I'm reading a book called
Rascals in Paradise by James Michener and A. Grove Day. This book was published in 1957 and I'm surprised I'm just now discovering it. My daughter, Rachel, brought it to me from the Caribbean last summer. It's a non fiction account of the lives of some of the most amazing and nefarious people who lived their lives in the South Pacific. Pirates, mutineers, fortune hunters, or just people wanting to find a tropical paradise to while away the years. Here's one vignette I found in the introduction that I think relates to my previous post about creating our own narrative thereby our own reality.

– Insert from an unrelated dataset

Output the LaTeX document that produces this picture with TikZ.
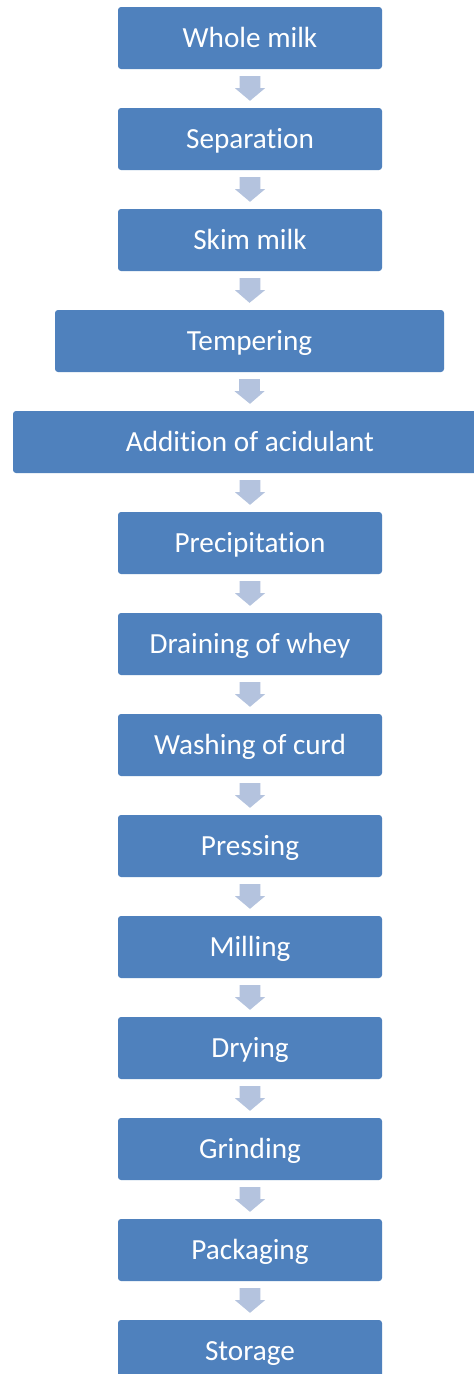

"In the 1930's there was in Australia a learned gentleman who clearly foresaw that a great war was about to break over the world. He had no desire to participate in this foolish war, but he had to conclude from his studies that Europe was going to explode and that the resulting fires would involve Africa and much of Asia. With extraordinary clairvoyance he deduced that Australia, left unprotected because the military men were preoccupied with Europe, would surely become a temptation to Asia and would probably be overrun.
Wishing to avoid such a debacle, he spent considerable time in determining what course a sensible man should follow if he wanted to escape the onrushing cataclysm. He considered flight into the dead heart of Australia, but concluded that although he could probably hide out in that forbidding region, life without adequate water would be intolerable. Next he contemplated removal to America, but dismissed this as impractical in view of the certainty that America would also be involved in the war.
Finally, by a process of the most careful logic, he decided that his only secure refuge from the world's insanity lay on some tropical island. He reasoned, 'There I will find adequate water from the rains, food from the breadfruit and coconut trees, and fish from the lagoons. There will be safety from the airplanes which will be bombing important cities. And thanks to the missionaries, the natives will probably not eat me.'
Fortified with such conclusions, he studied the Pacific and narrowed his choice of islands to the one that offered every advantage: remoteness, security, a good life, and a storm cellar until the universal hurricane had subsided.
Thereupon, in the late summer of 1939, one week before Germany invaded Poland, this wise Australian fled to his particular South Pacific refuge. He went to the almost unknown island of Guadalcanal."